Background: Traditional biomechanical analysis of cycling motion relies on expensive laboratory equipment, limiting accessibility for many coaches and athletes. Advances in computer vision offer potential for extracting meaningful data from standard video footage.

Objectives: This thesis develops and evaluates a pipeline using 2D-to-3D pose estimation to analyze cycling biomechanics, investigating its effectiveness in extracting metrics from video data and comparing these across different cycling scenarios.

Methods: We integrated AlphaPose for 2D keypoint detection, MotionBERT for 3D pose estimation, and Savitzky-Golay filtering for temporal smoothing into a user-friendly Streamlit application.
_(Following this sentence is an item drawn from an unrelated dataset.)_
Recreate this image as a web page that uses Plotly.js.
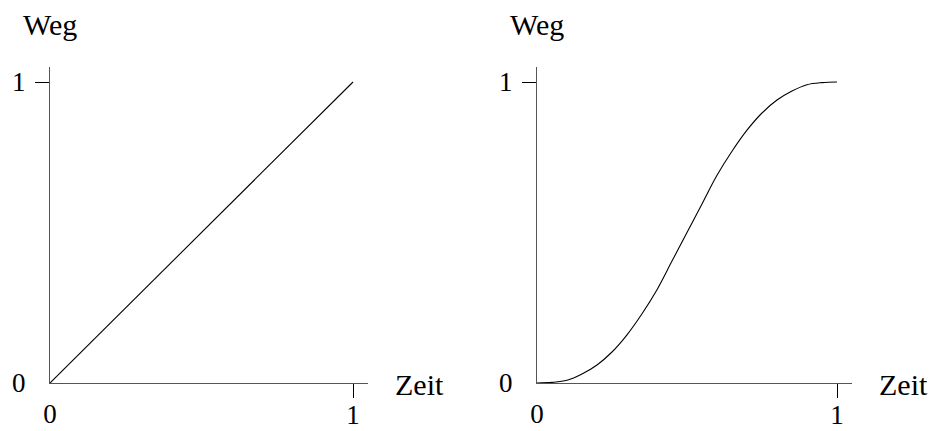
<!DOCTYPE html>
<html>
<head>
<meta charset="utf-8">
<script src="https://cdn.plot.ly/plotly-3.0.1.min.js"></script>
<style>
  html, body { margin: 0; padding: 0; background: #fff; }
  #chart { width: 934px; height: 431px; }
</style>
</head>
<body>
<div id="chart"></div>
<script>
// Linear motion: distance grows evenly with time
const linearTime = [0, 1];
const linearDist = [0, 1];

// Smooth start/stop motion: slow start, fast middle, slow arrival
const smoothTime = [0, 0.05, 0.1, 0.15, 0.2, 0.25, 0.3, 0.35, 0.4, 0.45, 0.5,
                    0.55, 0.6, 0.65, 0.7, 0.75, 0.8, 0.85, 0.9, 0.95, 1];
const smoothDist = [0, 0.002, 0.009, 0.03, 0.06, 0.103, 0.16, 0.23, 0.31, 0.405, 0.5,
                    0.595, 0.69, 0.77, 0.84, 0.897, 0.94, 0.97, 0.991, 0.998, 1];

const xTitle = 'Zeit';
const yTitle = 'Weg';
const tickOne = [1];
const tickZero = [0];

const W = 934, H = 431;
const TICK_FONT = {family: 'Liberation Serif', size: 27, color: '#000'};
const TITLE_FONT = {family: 'Liberation Serif', size: 30, color: '#000'};
const AXIS_MAX = 1.05;

const leftDom = [50 / W, (50 + 303 * AXIS_MAX) / W];
const rightDom = [537 / W, (537 + 300 * AXIS_MAX) / W];
const yDom = [(H - 383) / H, (H - 383 + 301 * AXIS_MAX) / H];

function baseAxis(vals, tickColor, isX) {
  return {
    range: [0, AXIS_MAX], autorange: false,
    showgrid: false, zeroline: false,
    tickmode: 'array', tickvals: vals, ticktext: vals.map(String),
    ticks: 'outside', ticklen: 14, tickwidth: 1, tickcolor: tickColor,
    ticklabelstandoff: isX ? -7 : 4,
    tickfont: TICK_FONT, fixedrange: true
  };
}
function mainAxis(dom, anchor, isX) {
  return Object.assign(baseAxis(tickOne, '#000', isX), {
    domain: dom, anchor: anchor, showline: true, linecolor: '#555', linewidth: 1.2
  });
}
// Label-only axes carrying the "0" at the origin (no tick stroke there)
function zeroAxis(over, anchor, isX) {
  return Object.assign(baseAxis(tickZero, 'rgba(0,0,0,0)', isX), {
    overlaying: over, anchor: anchor, showline: false
  });
}

const traces = [
  {x: linearTime, y: linearDist, xaxis: 'x', yaxis: 'y', mode: 'lines',
   line: {color: '#000', width: 1.1}, cliponaxis: false, hoverinfo: 'skip'},
  {x: smoothTime, y: smoothDist, xaxis: 'x2', yaxis: 'y2', mode: 'lines',
   line: {color: '#000', width: 1.1, shape: 'spline', smoothing: 1}, cliponaxis: false, hoverinfo: 'skip'},
  // empty traces so the label-only axes get drawn
  {x: [null], y: [null], xaxis: 'x3', yaxis: 'y', mode: 'lines', hoverinfo: 'skip'},
  {x: [null], y: [null], xaxis: 'x', yaxis: 'y3', mode: 'lines', hoverinfo: 'skip'},
  {x: [null], y: [null], xaxis: 'x4', yaxis: 'y2', mode: 'lines', hoverinfo: 'skip'},
  {x: [null], y: [null], xaxis: 'x2', yaxis: 'y4', mode: 'lines', hoverinfo: 'skip'}
];

function axisTitles(xr, yr) {
  return [
    {xref: xr, yref: 'paper', x: 0, y: (H - 24) / H, text: yTitle, showarrow: false,
     xanchor: 'center', yanchor: 'middle', font: TITLE_FONT},
    {xref: xr, yref: yr, x: AXIS_MAX, y: 0, text: xTitle, showarrow: false,
     xanchor: 'left', yanchor: 'middle', xshift: 25, yshift: -1, font: TITLE_FONT}
  ];
}

const layout = {
  width: W, height: H,
  margin: {l: 0, r: 0, t: 0, b: 0},
  paper_bgcolor: '#fff', plot_bgcolor: 'rgba(0,0,0,0)',
  showlegend: false,
  font: TICK_FONT,
  xaxis: mainAxis(leftDom, 'y', true),
  yaxis: mainAxis(yDom, 'x', false),
  xaxis2: mainAxis(rightDom, 'y2', true),
  yaxis2: mainAxis(yDom, 'x2', false),
  xaxis3: zeroAxis('x', 'y', true),
  yaxis3: zeroAxis('y', 'x', false),
  xaxis4: zeroAxis('x2', 'y2', true),
  yaxis4: zeroAxis('y2', 'x2', false),
  annotations: axisTitles('x', 'y').concat(axisTitles('x2', 'y2'))
};

Plotly.newPlot('chart', traces, layout, {staticPlot: true, displayModeBar: false});
</script>
</body>
</html>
The pipeline was applied to 12 cycling videos (3,190 frames) covering flat terrain, uphill, and sprinting scenarios, extracting metrics like joint angles, angular velocities, and range of motion (ROM).

Results: The pipeline achieved a mean absolute error of 7.2° for joint angles compared to literature values. Distinct patterns emerged across scenarios: uphill cycling showed higher knee ROM (52.3° vs. 44.7° for flat terrain, +17%), while sprinting exhibited greater angular velocities (knee extension: 420°/s vs. 310°/s for flat, +35%). The Streamlit app enabled accessible analysis for non-technical users.

Conclusions: Combining pose estimation with biomechanical analysis offers a viable, low-cost alternative to laboratory systems, enhancing accessibility and ecological validity. Future work should focus on validation against gold-standard systems and improving occlusion handling.